CEO Rick Brooks brings agnostic and moat together when he says, in the conference call, “Our teams across the organization put a significant amount of effort in understanding our customers, not only today but how they will continue to evolve and what will be important to future generations. This thinking is embedded in our culture and is reflected in who we higher and how we operate. These teams are in tune with the local and national trends that are important to our customers and can speak authentically to them across all of our channels. This approach allows us to serve the customer in authentic bringing all the touch points together through the customer journey.”

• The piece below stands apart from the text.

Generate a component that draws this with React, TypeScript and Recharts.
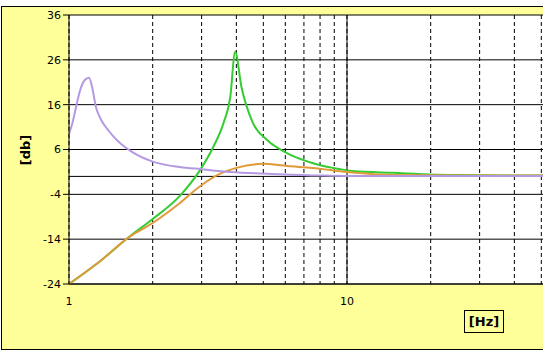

Brands continue to come and go at Zumiez; because the customers buy the brands, or don’t.  Will there be organizational enthusiasm for a new brand and disappointment when the data shows the brand isn’t working out?  Sure.  But increasingly, decisions on which brands to carry and where they are sold will be data driven.  Agnostically determined if you will.

“It starts,” Rick says, “with having the right products and brands that our customers are looking for, made up of a distinct mix of leading and emerging brands that are not broadly distributed.”

The subtlety of how they do that is growing with the quality of their data.  Talking about what they call trade areas (that include ecommerce as well as brick and mortar sales), Rick notes, “There are many brands important to our customers that may serve only a handful of our trader areas. Our customers want to express their individuality through many different avenues, which can drive unique assortments even in trader areas only miles away from each other. Over the years, we spent significant time and resources improving our localized merchandise assortments to investments in our people and technology that enhance the customer experience at each touch point.”

So, an agnostic moat with increasingly sophisticated brand selection and distribution.  Sounds great.  But next time I get the chance I’m going to ask Zumiez management how they reconcile an increasingly data driven organization with a culture that was created to recognize brands and trends.

Rick addresses this when he notes, “…we continue to work hard on the concepts of what trade area means for us, how we define it, what the roles of stores are within a trade area. And the roles of key people even within the trade areas for serving customers. [italics added] We have — we’re now moving beyond the discussion and definitions of how we execute against this at a higher level. We have new measures around how much of product is available every day to meet consumer demand, total consumer demand in a trade area, and our buyers are, as you would guess, with our competitive teams are responding really well to that, and we’re getting better at it.

I wonder if Zumiez will have to change the kinds of employees it values.  I hope not.  I don’t quite know how it will work, but I sense (and wish I had a better word than that) serious value in data and customer cultural awareness jointly driving the business if the two can be reconciled.

Okay, back to the financial stuff.  Zumiez ended the quarter with 710 stores; 607 in the U.S., 51 in Canada, 42 in Europe and 10 in Australia.  That’s net growth of just seven stores, three of which were in North America.  Seven stores were closed in North America.

As CFO Chris Work puts it, in the U.S. and Canada, “…we’re fairly built out from a store network perspective.”  But growth, they believe, can still come from well, sure, ecommerce.  But more importantly, it can come from the “trade area” integration of brick and mortar and ecommerce even as store count stabilizes.

Store growth will mostly come from Europe and Australia.  Zumiez is emphasizing the anticipated benefits of transplanting their systems and procedures to these markets as well as the opportunity to cross pollinate with brands and trends.  Rick commented that “…we have the evidence that’s true that emerging brands can quickly become global buys, go from local to global and of course, be localized in every market around the world for us.”  I wonder if we’ll see them do anything in Latin America.

The chart below, from their 10-Q, shows sales growth in their four markets.

 

 

 

 

In percentage terms, Australia leads the way with 25.6% quarter over quarter revenue growth.  Europe comes in at 10.6%.  Canada’s growth was 5.3% and the U.S., just 2.75%.  It wasn’t all that long ago there would have been great wailing and gnashing of teeth at a big retailer that was growing its revenue and store count this slowly in its dominant market.

Comparative store sales rose $7.9 million (3.6%).  The increase in gross margin “…was primarily driven by 40 basis points of leverage in our store occupancy costs and a 20-basis point decrease in distribution and shipping costs.”  In that improvement, I see the increasing effectiveness of their data systems and the impact of putting their stores in charge of ecommerce fulfillment.   The year over year increase in inventory of just 1% also reflects those factors.

However, they expect that for the whole year, their product margin will decline from 0.1% to 0.2% due to a decline in private label and an increase in hardgoods and footwear revenues, where the margins are lower.

The 1.3% decline in SG&A expense as a percentage of revenue “…was primarily driven by 100 basis points of leverage in our store costs, including 30 basis points of depreciation, and a 20-basis point decrease related to accrual of annual incentive compensation.”

It’s not so much that Tom and Gary envisioned the future.  What they did was create a flexible culture that was capable of responding as the future came at it.   As determining what to sell where becomes more and more a matter of data, rather than gut feel of people who are paid to be close to the market, it will be interesting to see how the organization steps up to the challenge- a challenge every retailer is going to face.